I hope you have read my earlier mail on this, but let me reiterate.

Your concern is not valid (and there is no need for a "solution").

The scaled ratings produced by BayesElo do not fit the BayesElo model (which is your concern). This is normal. They are designed to fit the logistic model.

The unscaled ratings do fit the BayesElo model (as you observed in your experiments) but they are inflated with respect to the usual ratings. This is normal too since they measure something different. One could say they are not expressed in elos but in bayeselos. With this terminology the scale parameter converts bayeselos to elos.

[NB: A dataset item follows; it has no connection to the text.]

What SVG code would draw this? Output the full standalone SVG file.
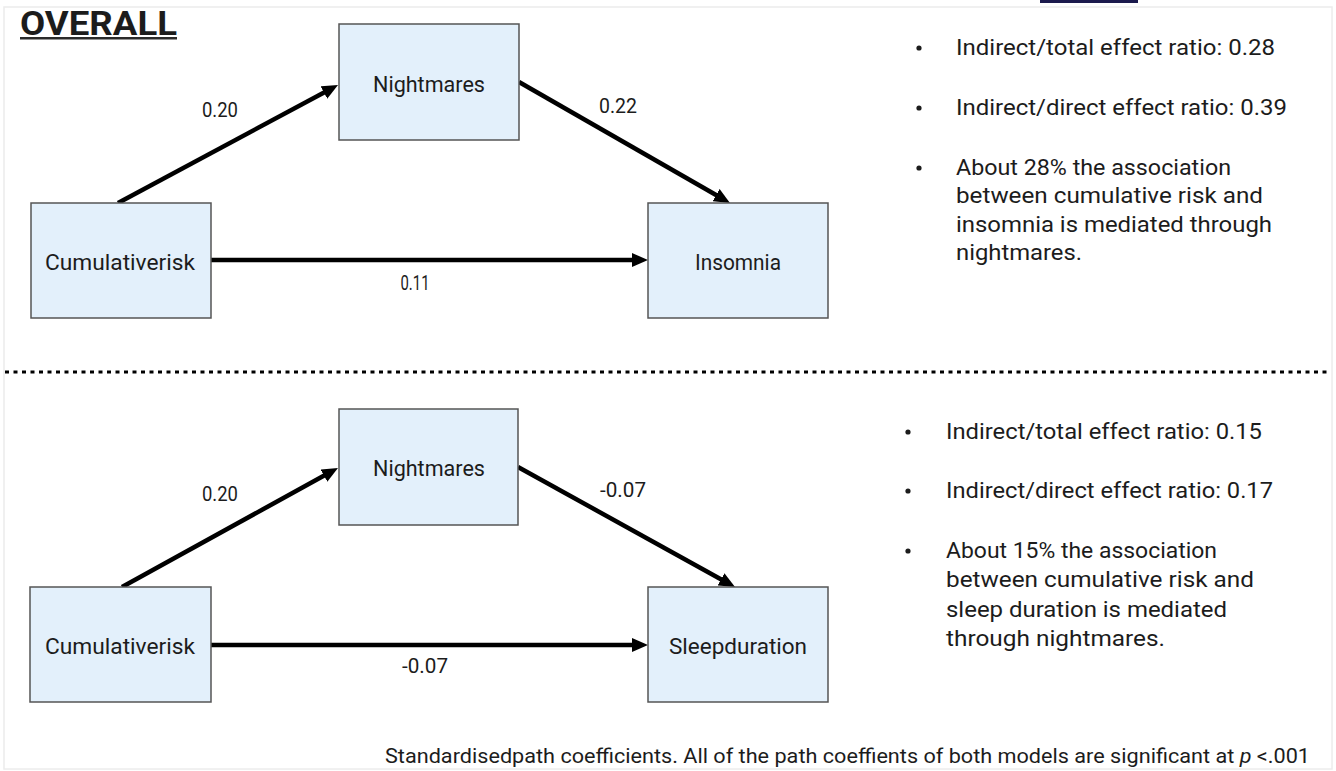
<svg xmlns="http://www.w3.org/2000/svg" width="1336" height="771" viewBox="0 0 1336 771">
<style>
text{font-family:Roboto,"Liberation Sans",sans-serif;fill:#1c1c1c}
.box{fill:#e3f0fb;stroke:#555;stroke-width:1.5}
.nl{font-size:22px;text-anchor:middle}
.cl{font-size:21px;text-anchor:middle}
.rt{font-size:22.5px}
.ft{font-size:20.5px}
.edge{stroke:#000;stroke-width:4.5;fill:none;marker-end:url(#ah)}
</style>
<defs>
<marker id="ah" markerUnits="userSpaceOnUse" markerWidth="16" markerHeight="14" refX="6" refY="7" orient="auto">
<path d="M0,0 L16,7 L0,14 z" fill="#000"/>
</marker>
</defs>
<rect x="0" y="0" width="1336" height="771" fill="#fff"/>
<rect x="4" y="7" width="1328" height="762" fill="none" stroke="#ececec" stroke-width="1.5"/>
<rect x="1040" y="0" width="98" height="3" fill="#1b1a4d"/>

<g id="title">
<text x="20" y="35" font-size="33" font-weight="bold" fill="#2a2a2a" textLength="157" lengthAdjust="spacingAndGlyphs">OVERALL</text>
<rect x="20" y="37" width="157" height="2.5" fill="#2a2a2a"/>
</g>

<g id="connectors">
<path class="edge" d="M118,203 L329.2,89.7"/>
<path class="edge" d="M519,82 L721.3,198"/>
<path class="edge" d="M211,260 L638,260"/>
<path class="edge" d="M122,587 L329.2,472.8"/>
<path class="edge" d="M518,467 L726.3,582.2"/>
<path class="edge" d="M211,645 L638,645"/>
<text class="cl" x="220" y="117" textLength="36" lengthAdjust="spacingAndGlyphs">0.20</text>
<text class="cl" x="618" y="113" textLength="38" lengthAdjust="spacingAndGlyphs">0.22</text>
<text class="cl" x="415" y="290" textLength="29" lengthAdjust="spacingAndGlyphs">0.11</text>
<text class="cl" x="220" y="501" textLength="36" lengthAdjust="spacingAndGlyphs">0.20</text>
<text class="cl" x="623" y="497" textLength="46" lengthAdjust="spacingAndGlyphs">-0.07</text>
<text class="cl" x="425" y="673" textLength="46" lengthAdjust="spacingAndGlyphs">-0.07</text>
</g>

<g id="top-nightmares">
<rect class="box" x="339" y="24" width="180" height="116"/>
<text class="nl" x="429" y="92" textLength="112" lengthAdjust="spacingAndGlyphs">Nightmares</text>
</g>
<g id="top-cumulative">
<rect class="box" x="31" y="203" width="180" height="115"/>
<text class="nl" x="120" y="270" textLength="150" lengthAdjust="spacingAndGlyphs">Cumulativerisk</text>
</g>
<g id="top-insomnia">
<rect class="box" x="648" y="203" width="180" height="115"/>
<text class="nl" x="738" y="270" textLength="86" lengthAdjust="spacingAndGlyphs">Insomnia</text>
</g>

<g id="top-notes">
<circle cx="919" cy="48" r="2.6" fill="#1c1c1c"/>
<circle cx="919" cy="108" r="2.6" fill="#1c1c1c"/>
<circle cx="919" cy="168" r="2.6" fill="#1c1c1c"/>
<text class="rt" x="956" y="55" textLength="319" lengthAdjust="spacingAndGlyphs">Indirect/total effect ratio: 0.28</text>
<text class="rt" x="956" y="115" textLength="331" lengthAdjust="spacingAndGlyphs">Indirect/direct effect ratio: 0.39</text>
<text class="rt" x="956" y="175" textLength="275" lengthAdjust="spacingAndGlyphs">About 28% the association</text>
<text class="rt" x="956" y="203" textLength="307" lengthAdjust="spacingAndGlyphs">between cumulative risk and</text>
<text class="rt" x="956" y="232" textLength="316" lengthAdjust="spacingAndGlyphs">insomnia is mediated through</text>
<text class="rt" x="956" y="260" textLength="126" lengthAdjust="spacingAndGlyphs">nightmares.</text>
</g>

<g id="divider">
<line x1="5" y1="372" x2="1330" y2="372" stroke="#000" stroke-width="3" stroke-dasharray="4 4.5"/>
</g>

<g id="bottom-nightmares">
<rect class="box" x="339" y="409" width="179" height="116"/>
<text class="nl" x="429" y="476" textLength="112" lengthAdjust="spacingAndGlyphs">Nightmares</text>
</g>
<g id="bottom-cumulative">
<rect class="box" x="30" y="587" width="181" height="115"/>
<text class="nl" x="120" y="654" textLength="150" lengthAdjust="spacingAndGlyphs">Cumulativerisk</text>
</g>
<g id="bottom-sleep">
<rect class="box" x="648" y="587" width="180" height="115"/>
<text class="nl" x="738" y="654" textLength="138" lengthAdjust="spacingAndGlyphs">Sleepduration</text>
</g>

<g id="bottom-notes">
<circle cx="908" cy="432" r="2.6" fill="#1c1c1c"/>
<circle cx="908" cy="491" r="2.6" fill="#1c1c1c"/>
<circle cx="908" cy="551" r="2.6" fill="#1c1c1c"/>
<text class="rt" x="946" y="439" textLength="316" lengthAdjust="spacingAndGlyphs">Indirect/total effect ratio: 0.15</text>
<text class="rt" x="946" y="498" textLength="327" lengthAdjust="spacingAndGlyphs">Indirect/direct effect ratio: 0.17</text>
<text class="rt" x="946" y="558" textLength="271" lengthAdjust="spacingAndGlyphs">About 15% the association</text>
<text class="rt" x="946" y="587" textLength="308" lengthAdjust="spacingAndGlyphs">between cumulative risk and</text>
<text class="rt" x="946" y="617" textLength="281" lengthAdjust="spacingAndGlyphs">sleep duration is mediated</text>
<text class="rt" x="946" y="646" textLength="219" lengthAdjust="spacingAndGlyphs">through nightmares.</text>
</g>

<g id="footer">
<text class="ft" x="385" y="763" textLength="925" lengthAdjust="spacingAndGlyphs">Standardisedpath coefficients. All of the path coeffients of both models are significant at <tspan font-style="italic">p</tspan> &lt;.001</text>
</g>
</svg>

I have the same understanding, but if it's all clear to you, could you say what "scale" I have to set in this case:
Ratings
A 2200
B 2400
C 2500
...
to have a prediction that B scores 75% against A? Ordo does this, how to do that with Bayeselo? It seems that neither the default nor "scale=1" gives this prediction.

Daniel Shawul · Post by **Daniel Shawul** » Mon Oct 01, 2012 2:18 pm

Kai, I think you simply don't want to accept the need for scaling. Here is my post trying to convince CCRL to go back to using calculated scale. The difference in magnitude between Elostat and unscaled bayeselo rating could be very big. So you will not be able to compare them without the scale. But using calculated scale , they matched within one elo.

I run the effect of the scale and how it helps for comparison with elostat using scct data. First run is elostat (i.e one within bayeselo). Then it is bayselo with calculated scale (which turned out to be 0.7), and finally the third one with scale = 1 as you use it now. Note that I didn't even need to calculate ratings again because scale is such a 'post processing' parameter, much like offset. The ratings are magnified by 1/0.7=1.4x times.That is a difference of 100 elo will become 140 elo. Clearly list 1 and list 2 are comparable while the third one has magnified values. Provide this example to CCRL team and ask them if that is what they want.. In my opinion it was good before i.e using calculated scale (defalult bayeselo), but changing it to scale=1 has caused problems for no apparent advantage of using it...

Summary:

Exampe comparison: Gull and Vitruvius
Elostat: 55 - 7 = 48 elo
Bayeselo default = 46 -- 3 = 49 elo
Bayeselo (scale = 1) as used right now in CCRL = 67 - -4 = 71 elo

Clearly elostat and bayeselo are comparable ~49elo difference between the two but scale = 1 gives 71 elo. That is 1.4 x 50 = 70 elo as I predicted

Modern Times · Post by **Modern Times** » Mon Oct 01, 2012 2:46 pm

Daniel Shawul wrote:Kai, I think you simply don't want to accept the need for scaling. Here is my post trying to convince CCRL to go back to using calculated scale.

CCRL are dropping "scale 1" and going back to default scaling.

Daniel Shawul · Post by **Daniel Shawul** » Mon Oct 01, 2012 3:53 pm

Modern Times wrote:
Daniel Shawul wrote:Kai, I think you simply don't want to accept the need for scaling. Here is my post trying to convince CCRL to go back to using calculated scale.
CCRL are dropping "scale 1" and going back to default scaling.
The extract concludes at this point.